• WHAT YOU NEED TO DO: Write out the listing from the line with "Convert this chart to matplotlib code." to the line with "ax = fig.add_axes([0.1445, 0.175, 0.8555, 0.784])", both lines included, exactly and nothing beyond. Leave pictures out.

------------------------------

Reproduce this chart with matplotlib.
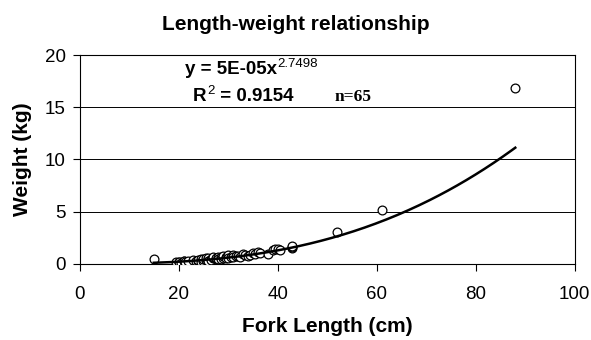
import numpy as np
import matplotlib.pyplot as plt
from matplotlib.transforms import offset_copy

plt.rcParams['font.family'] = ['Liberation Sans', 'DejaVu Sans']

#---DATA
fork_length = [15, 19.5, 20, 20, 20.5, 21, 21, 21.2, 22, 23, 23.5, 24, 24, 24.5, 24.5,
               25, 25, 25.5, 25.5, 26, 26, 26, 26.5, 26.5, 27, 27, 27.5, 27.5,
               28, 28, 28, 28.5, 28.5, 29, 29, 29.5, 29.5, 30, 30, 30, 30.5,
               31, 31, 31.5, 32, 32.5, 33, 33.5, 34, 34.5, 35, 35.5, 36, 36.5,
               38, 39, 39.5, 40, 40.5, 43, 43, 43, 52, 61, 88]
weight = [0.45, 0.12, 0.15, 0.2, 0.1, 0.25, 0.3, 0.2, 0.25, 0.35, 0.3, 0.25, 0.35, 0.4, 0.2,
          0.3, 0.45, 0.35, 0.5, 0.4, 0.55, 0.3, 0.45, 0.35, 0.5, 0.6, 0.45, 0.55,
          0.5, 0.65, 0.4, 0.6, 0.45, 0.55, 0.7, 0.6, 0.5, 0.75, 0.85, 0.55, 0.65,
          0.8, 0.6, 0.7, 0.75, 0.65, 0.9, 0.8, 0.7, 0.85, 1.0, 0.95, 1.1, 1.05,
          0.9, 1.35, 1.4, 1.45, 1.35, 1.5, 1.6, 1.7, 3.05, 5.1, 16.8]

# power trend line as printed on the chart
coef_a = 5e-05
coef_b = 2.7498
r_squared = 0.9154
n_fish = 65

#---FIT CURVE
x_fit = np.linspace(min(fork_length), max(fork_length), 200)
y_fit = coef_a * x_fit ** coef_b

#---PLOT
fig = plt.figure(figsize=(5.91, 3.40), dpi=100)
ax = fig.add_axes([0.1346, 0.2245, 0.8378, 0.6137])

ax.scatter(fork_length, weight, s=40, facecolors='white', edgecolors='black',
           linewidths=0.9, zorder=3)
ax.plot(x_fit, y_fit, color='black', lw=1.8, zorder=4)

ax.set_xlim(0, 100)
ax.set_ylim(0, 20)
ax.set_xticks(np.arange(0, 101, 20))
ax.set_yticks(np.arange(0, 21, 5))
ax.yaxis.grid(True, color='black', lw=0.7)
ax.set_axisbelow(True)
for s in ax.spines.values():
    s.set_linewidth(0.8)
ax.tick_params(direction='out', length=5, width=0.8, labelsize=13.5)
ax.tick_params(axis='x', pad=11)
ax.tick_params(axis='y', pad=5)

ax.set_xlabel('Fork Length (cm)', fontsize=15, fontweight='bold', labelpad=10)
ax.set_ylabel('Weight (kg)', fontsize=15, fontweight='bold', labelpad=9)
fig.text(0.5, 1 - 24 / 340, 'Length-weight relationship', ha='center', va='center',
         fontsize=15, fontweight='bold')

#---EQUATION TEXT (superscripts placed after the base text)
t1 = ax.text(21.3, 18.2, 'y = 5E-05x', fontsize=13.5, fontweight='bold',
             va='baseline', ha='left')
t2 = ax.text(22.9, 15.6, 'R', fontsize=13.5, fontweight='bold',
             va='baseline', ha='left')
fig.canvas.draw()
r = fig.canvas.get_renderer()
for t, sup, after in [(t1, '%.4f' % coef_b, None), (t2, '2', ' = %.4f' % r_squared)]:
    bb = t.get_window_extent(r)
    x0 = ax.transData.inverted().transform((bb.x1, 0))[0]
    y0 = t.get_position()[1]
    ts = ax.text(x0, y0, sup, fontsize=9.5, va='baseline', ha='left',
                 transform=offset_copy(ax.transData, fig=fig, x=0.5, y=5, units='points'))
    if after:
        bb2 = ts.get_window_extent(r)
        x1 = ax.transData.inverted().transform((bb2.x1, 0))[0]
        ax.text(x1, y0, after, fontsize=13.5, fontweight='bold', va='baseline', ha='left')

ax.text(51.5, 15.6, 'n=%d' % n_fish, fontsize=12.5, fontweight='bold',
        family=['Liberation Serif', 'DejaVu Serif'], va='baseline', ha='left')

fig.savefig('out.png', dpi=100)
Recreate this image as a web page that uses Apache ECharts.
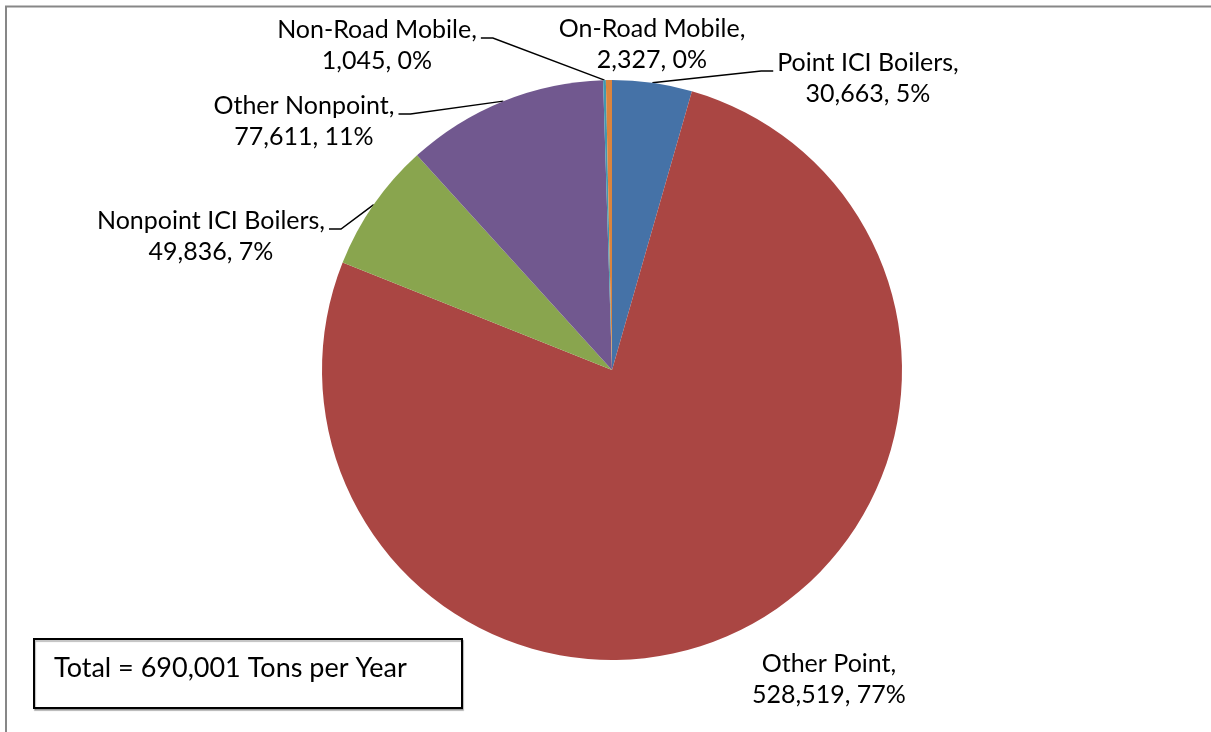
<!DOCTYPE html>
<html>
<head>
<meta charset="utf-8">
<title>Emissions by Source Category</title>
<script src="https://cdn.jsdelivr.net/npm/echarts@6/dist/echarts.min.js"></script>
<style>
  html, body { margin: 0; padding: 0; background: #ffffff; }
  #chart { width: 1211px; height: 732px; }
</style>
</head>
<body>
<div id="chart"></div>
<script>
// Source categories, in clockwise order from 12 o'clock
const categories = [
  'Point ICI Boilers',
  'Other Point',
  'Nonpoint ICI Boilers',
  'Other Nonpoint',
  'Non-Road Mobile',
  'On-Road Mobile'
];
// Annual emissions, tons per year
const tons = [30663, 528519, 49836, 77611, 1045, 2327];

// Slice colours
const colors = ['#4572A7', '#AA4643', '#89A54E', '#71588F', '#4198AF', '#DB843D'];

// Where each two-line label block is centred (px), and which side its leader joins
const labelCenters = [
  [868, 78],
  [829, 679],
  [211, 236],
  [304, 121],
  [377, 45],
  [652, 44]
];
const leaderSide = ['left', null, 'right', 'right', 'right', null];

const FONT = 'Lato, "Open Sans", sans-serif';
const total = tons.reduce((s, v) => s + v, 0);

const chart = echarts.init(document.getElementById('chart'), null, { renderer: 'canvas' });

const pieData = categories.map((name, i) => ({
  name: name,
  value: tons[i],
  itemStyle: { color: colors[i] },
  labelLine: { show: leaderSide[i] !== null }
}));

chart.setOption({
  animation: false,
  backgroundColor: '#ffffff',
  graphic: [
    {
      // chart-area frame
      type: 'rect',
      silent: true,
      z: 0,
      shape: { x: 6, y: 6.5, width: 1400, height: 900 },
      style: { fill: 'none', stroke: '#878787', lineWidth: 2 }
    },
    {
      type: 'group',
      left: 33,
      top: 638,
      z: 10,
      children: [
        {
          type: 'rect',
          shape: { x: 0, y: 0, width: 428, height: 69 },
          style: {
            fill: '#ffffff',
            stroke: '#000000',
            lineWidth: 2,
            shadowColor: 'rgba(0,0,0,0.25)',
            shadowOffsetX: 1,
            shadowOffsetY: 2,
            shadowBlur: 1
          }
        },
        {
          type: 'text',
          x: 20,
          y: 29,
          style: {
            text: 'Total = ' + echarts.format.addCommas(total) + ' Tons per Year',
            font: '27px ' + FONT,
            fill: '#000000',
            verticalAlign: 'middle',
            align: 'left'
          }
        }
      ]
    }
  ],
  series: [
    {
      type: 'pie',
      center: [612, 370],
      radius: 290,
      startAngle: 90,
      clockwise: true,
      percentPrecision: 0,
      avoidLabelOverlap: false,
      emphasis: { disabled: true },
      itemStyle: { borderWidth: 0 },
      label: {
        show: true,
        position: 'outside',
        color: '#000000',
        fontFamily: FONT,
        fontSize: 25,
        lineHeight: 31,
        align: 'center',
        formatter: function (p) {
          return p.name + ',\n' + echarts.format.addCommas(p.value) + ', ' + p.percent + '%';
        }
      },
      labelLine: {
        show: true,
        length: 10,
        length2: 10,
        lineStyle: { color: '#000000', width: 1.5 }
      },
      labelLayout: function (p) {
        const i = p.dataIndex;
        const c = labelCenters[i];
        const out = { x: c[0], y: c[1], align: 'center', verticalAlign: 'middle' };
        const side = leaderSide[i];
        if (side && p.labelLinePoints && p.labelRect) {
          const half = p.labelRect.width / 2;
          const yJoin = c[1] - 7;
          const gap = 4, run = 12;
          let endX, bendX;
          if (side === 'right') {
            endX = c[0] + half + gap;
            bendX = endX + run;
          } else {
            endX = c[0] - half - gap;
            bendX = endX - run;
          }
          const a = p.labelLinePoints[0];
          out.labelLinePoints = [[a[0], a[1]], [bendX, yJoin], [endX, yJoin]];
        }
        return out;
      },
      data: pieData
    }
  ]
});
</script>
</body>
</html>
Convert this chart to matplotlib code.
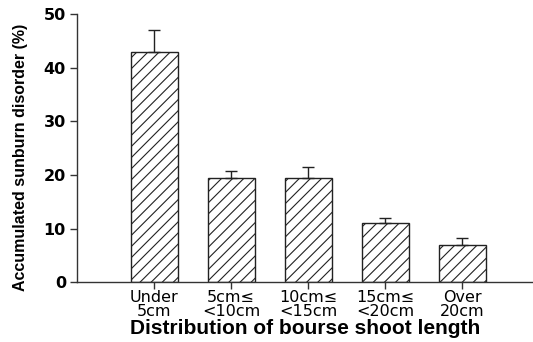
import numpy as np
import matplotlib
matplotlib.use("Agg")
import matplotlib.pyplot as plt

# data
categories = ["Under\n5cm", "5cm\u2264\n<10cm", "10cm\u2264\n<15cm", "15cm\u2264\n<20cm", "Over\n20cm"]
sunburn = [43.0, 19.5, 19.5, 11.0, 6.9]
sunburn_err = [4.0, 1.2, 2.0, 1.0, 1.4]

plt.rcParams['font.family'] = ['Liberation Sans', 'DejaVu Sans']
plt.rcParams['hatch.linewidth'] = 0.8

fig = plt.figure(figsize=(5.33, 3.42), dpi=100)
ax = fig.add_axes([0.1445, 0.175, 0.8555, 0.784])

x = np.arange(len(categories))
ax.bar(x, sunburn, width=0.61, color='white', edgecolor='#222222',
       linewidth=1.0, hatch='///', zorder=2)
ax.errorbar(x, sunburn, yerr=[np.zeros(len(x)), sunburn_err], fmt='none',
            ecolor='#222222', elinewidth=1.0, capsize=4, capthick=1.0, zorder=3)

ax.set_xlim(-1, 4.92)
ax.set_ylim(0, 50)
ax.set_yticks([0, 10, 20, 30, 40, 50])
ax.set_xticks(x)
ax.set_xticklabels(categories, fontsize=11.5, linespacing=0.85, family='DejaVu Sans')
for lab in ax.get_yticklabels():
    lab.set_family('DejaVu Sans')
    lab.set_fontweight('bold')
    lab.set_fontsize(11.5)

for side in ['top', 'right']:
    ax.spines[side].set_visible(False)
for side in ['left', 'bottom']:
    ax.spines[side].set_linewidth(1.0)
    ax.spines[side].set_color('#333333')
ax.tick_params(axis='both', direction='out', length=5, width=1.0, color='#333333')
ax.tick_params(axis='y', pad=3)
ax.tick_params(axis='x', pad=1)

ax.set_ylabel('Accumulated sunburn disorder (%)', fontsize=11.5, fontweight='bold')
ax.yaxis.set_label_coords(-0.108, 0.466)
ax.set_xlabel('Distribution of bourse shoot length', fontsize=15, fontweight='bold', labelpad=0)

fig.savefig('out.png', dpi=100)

------------------------------

• SOLUTION TO THIS PROBLEM:
Convert this chart to matplotlib code.
import numpy as np
import matplotlib
matplotlib.use("Agg")
import matplotlib.pyplot as plt

# data
categories = ["Under\n5cm", "5cm\u2264\n<10cm", "10cm\u2264\n<15cm", "15cm\u2264\n<20cm", "Over\n20cm"]
sunburn = [43.0, 19.5, 19.5, 11.0, 6.9]
sunburn_err = [4.0, 1.2, 2.0, 1.0, 1.4]

plt.rcParams['font.family'] = ['Liberation Sans', 'DejaVu Sans']
plt.rcParams['hatch.linewidth'] = 0.8

fig = plt.figure(figsize=(5.33, 3.42), dpi=100)
ax = fig.add_axes([0.1445, 0.175, 0.8555, 0.784])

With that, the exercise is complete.